University Janitors Argue Cuts
The University of Minnesota recently rolled out an overhauled custodian program, which consisted of leaner janitor ranks and a new team cleaning approach. According to reports from the Pioneer Press, university administrators expect the changes to save $3.1 million a year and result in a cleaner campus, but the union representing custodians questions both predictions. It's fighting the changes amid tense contract negotiations.
Mike Berthelsen, the associate vice president for facilities management, said the revamped program will be an adjustment - among many needed as the university faces more than $90 million in budget cuts over the next two years.
As part of the overhaul, the university invested $1.5 million in updated cleaning equipment and reduced its custodian work force by 52 employees - or more than 10 percent - through attrition and early retirement incentives. The university believes the leaner custodial team will keep up thanks to a team cleaning approach.

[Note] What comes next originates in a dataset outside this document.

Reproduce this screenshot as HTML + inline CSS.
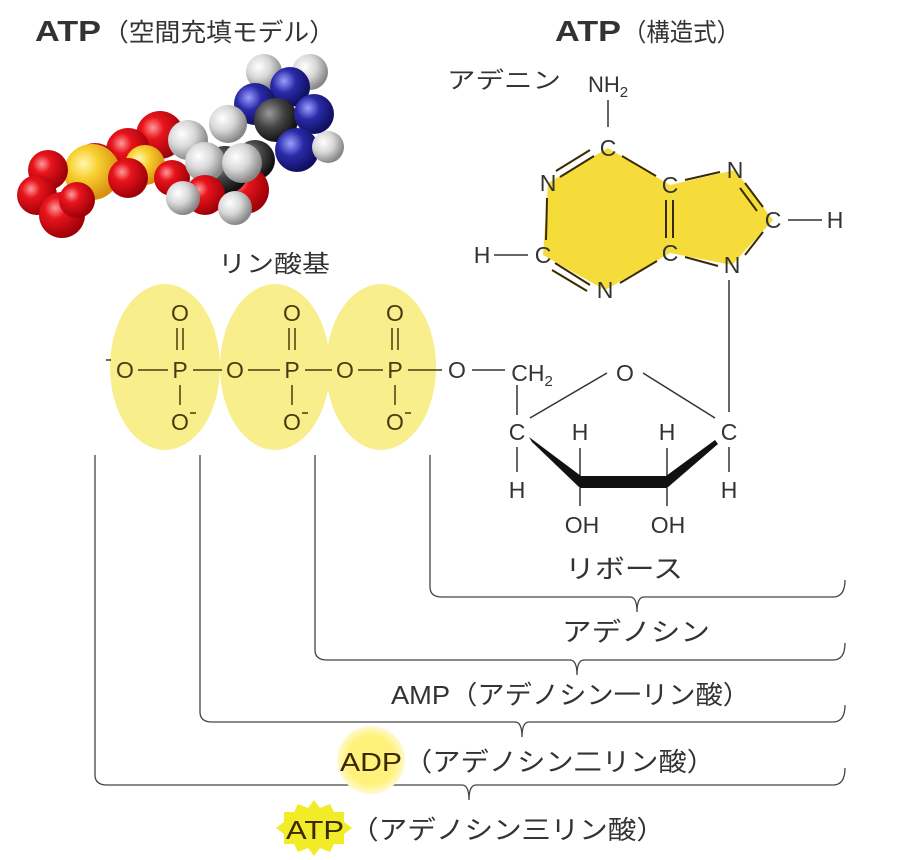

Before, each custodian was responsible for all tasks involved in maintaining an assigned area. Now, a team of custodians will each perform a specific task in cleaning a larger area. Officials say that approach will save time shifting gears and making trips to custodial closets for equipment.
Union officials say the change would take away a sense of connection and ownership custodians had in their assigned areas. There is also concern about repetitive motion injuries. It has filed a grievance about the changes, which union leaders argue should have been part of ongoing contract negotiations.